- [TO DO]
Locate every line below that contains the word "draws" and copy it.

- [PROVIDED DATA]

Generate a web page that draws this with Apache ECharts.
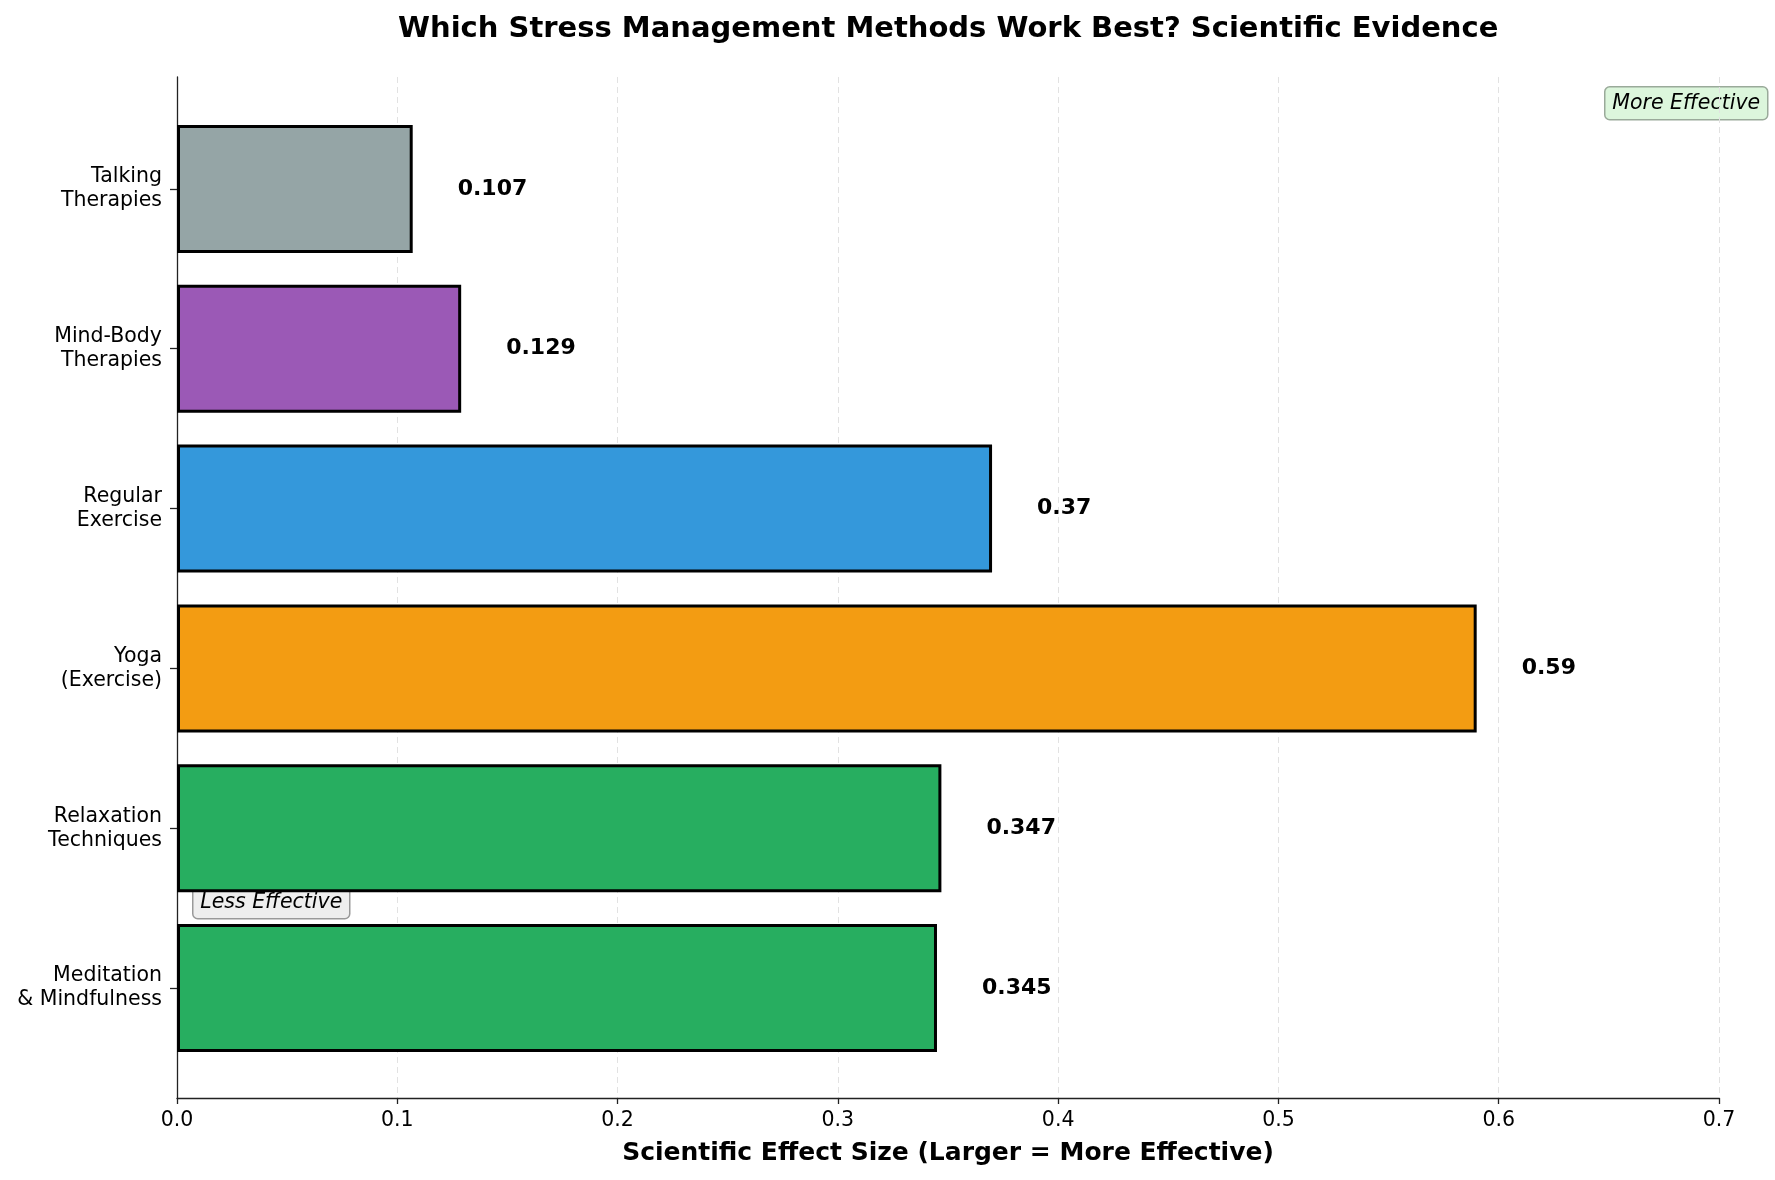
<!DOCTYPE html>
<html style="width:100%;height:100%">
<head>
    <meta charset="UTF-8">
    <title>Stress Management Methods</title>
    <script type="text/javascript" src="https://cdn.jsdelivr.net/npm/echarts@6/dist/echarts.min.js"></script>
</head>
<body style="margin:0;width:100%;height:100%;overflow:hidden;background:#fff">
    <div id="main" style="width:1775px;height:1180px"></div>

    <script type="text/javascript">
        var myChart = echarts.init(document.getElementById('main'));

        // bottom to top, as the category axis draws them
        var methods = ['Meditation\n& Mindfulness', 'Relaxation\nTechniques', 'Yoga\n(Exercise)',
                       'Regular\nExercise', 'Mind-Body\nTherapies', 'Talking\nTherapies'];
        var effectSizes = [0.345, 0.347, 0.59, 0.37, 0.129, 0.107];
        var barColors = ['#27ae60', '#27ae60', '#f39c12', '#3498db', '#9b59b6', '#95a5a6'];
        var xTicks = [0, 0.1, 0.2, 0.3, 0.4, 0.5, 0.6, 0.7];

        var font = 'DejaVu Sans';
        var left = 177, right = 56;

        option = {
            backgroundColor: '#fff',
            textStyle: { fontFamily: font },
            animation: false,
            title: {
                text: 'Which Stress Management Methods Work Best? Scientific Evidence',
                left: 393,
                top: 10,
                textStyle: { fontFamily: font, fontSize: 29, fontWeight: 'bold', color: '#000' }
            },
            grid: [
                // bars live here: six bands of ~160px
                { left: left, right: right, top: 109, bottom: 112 },
                // frame: spine, x axis, dashed grid
                { left: left, right: right, top: 77, bottom: 82 }
            ],
            xAxis: [{
                gridIndex: 0,
                type: 'value',
                min: xTicks[0],
                max: xTicks[xTicks.length - 1],
                show: false
            }, {
                gridIndex: 1,
                type: 'value',
                min: xTicks[0],
                max: xTicks[xTicks.length - 1],
                interval: 0.1,
                name: 'Scientific Effect Size (Larger = More Effective)',
                nameLocation: 'middle',
                nameGap: 43,
                nameTextStyle: { fontFamily: font, fontSize: 25, fontWeight: 'bold', color: '#000' },
                axisLine: { show: true, lineStyle: { color: '#222', width: 1.3 } },
                axisTick: { show: true, length: 6, lineStyle: { color: '#222', width: 1.3 } },
                axisLabel: {
                    margin: 12,
                    fontSize: 20.5,
                    color: '#000',
                    formatter: function (v) { return v.toFixed(1); }
                },
                splitLine: { show: true, lineStyle: { color: '#e2e2e2', type: [6, 4], width: 1 } }
            }],
            yAxis: [{
                gridIndex: 0,
                type: 'category',
                data: methods,
                axisLine: { show: false },
                axisTick: { show: true, alignWithLabel: true, length: 7, lineStyle: { color: '#222', width: 1.3 } },
                axisLabel: {
                    margin: 15,
                    fontSize: 20.5,
                    lineHeight: 24,
                    color: '#000',
                    align: 'right'
                }
            }, {
                gridIndex: 1,
                type: 'value',
                min: 0,
                max: 1,
                axisLine: { show: true, lineStyle: { color: '#222', width: 1.3 } },
                axisTick: { show: false },
                axisLabel: { show: false },
                splitLine: { show: false }
            }],
            series: [{
                type: 'bar',
                xAxisIndex: 0,
                yAxisIndex: 0,
                barWidth: 128,
                data: effectSizes.map(function (v, i) {
                    return { value: v, itemStyle: { color: barColors[i] } };
                }),
                itemStyle: { borderColor: '#000', borderWidth: 3 },
                label: {
                    show: true,
                    position: 'right',
                    distance: 45,
                    fontFamily: font,
                    fontSize: 22,
                    fontWeight: 'bold',
                    color: '#000'
                },
                z: 3
            }],
            graphic: [{
                type: 'group',
                left: 1604,
                top: 86,
                z: 10,
                children: [{
                    type: 'rect',
                    shape: { x: 0, y: 0, width: 163, height: 33, r: 5 },
                    style: { fill: 'rgba(214,245,214,0.85)', stroke: '#9aaa9a', lineWidth: 1.5 }
                }, {
                    type: 'text',
                    style: {
                        x: 81.5, y: 16.5, text: 'More Effective',
                        font: 'italic 20.5px "DejaVu Sans"', fill: '#000',
                        align: 'center', verticalAlign: 'middle'
                    }
                }]
            }, {
                type: 'group',
                left: 192,
                top: 886,
                z: 10,
                children: [{
                    type: 'rect',
                    shape: { x: 0, y: 0, width: 157, height: 32, r: 5 },
                    style: { fill: 'rgba(236,236,236,0.9)', stroke: '#999', lineWidth: 1.5 }
                }, {
                    type: 'text',
                    style: {
                        x: 78.5, y: 16, text: 'Less Effective',
                        font: 'italic 20.5px "DejaVu Sans"', fill: '#000',
                        align: 'center', verticalAlign: 'middle'
                    }
                }]
            }]
        };

        myChart.setOption(option);
    </script>
</body>
</html>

- [RESPONSE TO THE TASK]
Generate a web page that draws this with Apache ECharts.
        // bottom to top, as the category axis draws them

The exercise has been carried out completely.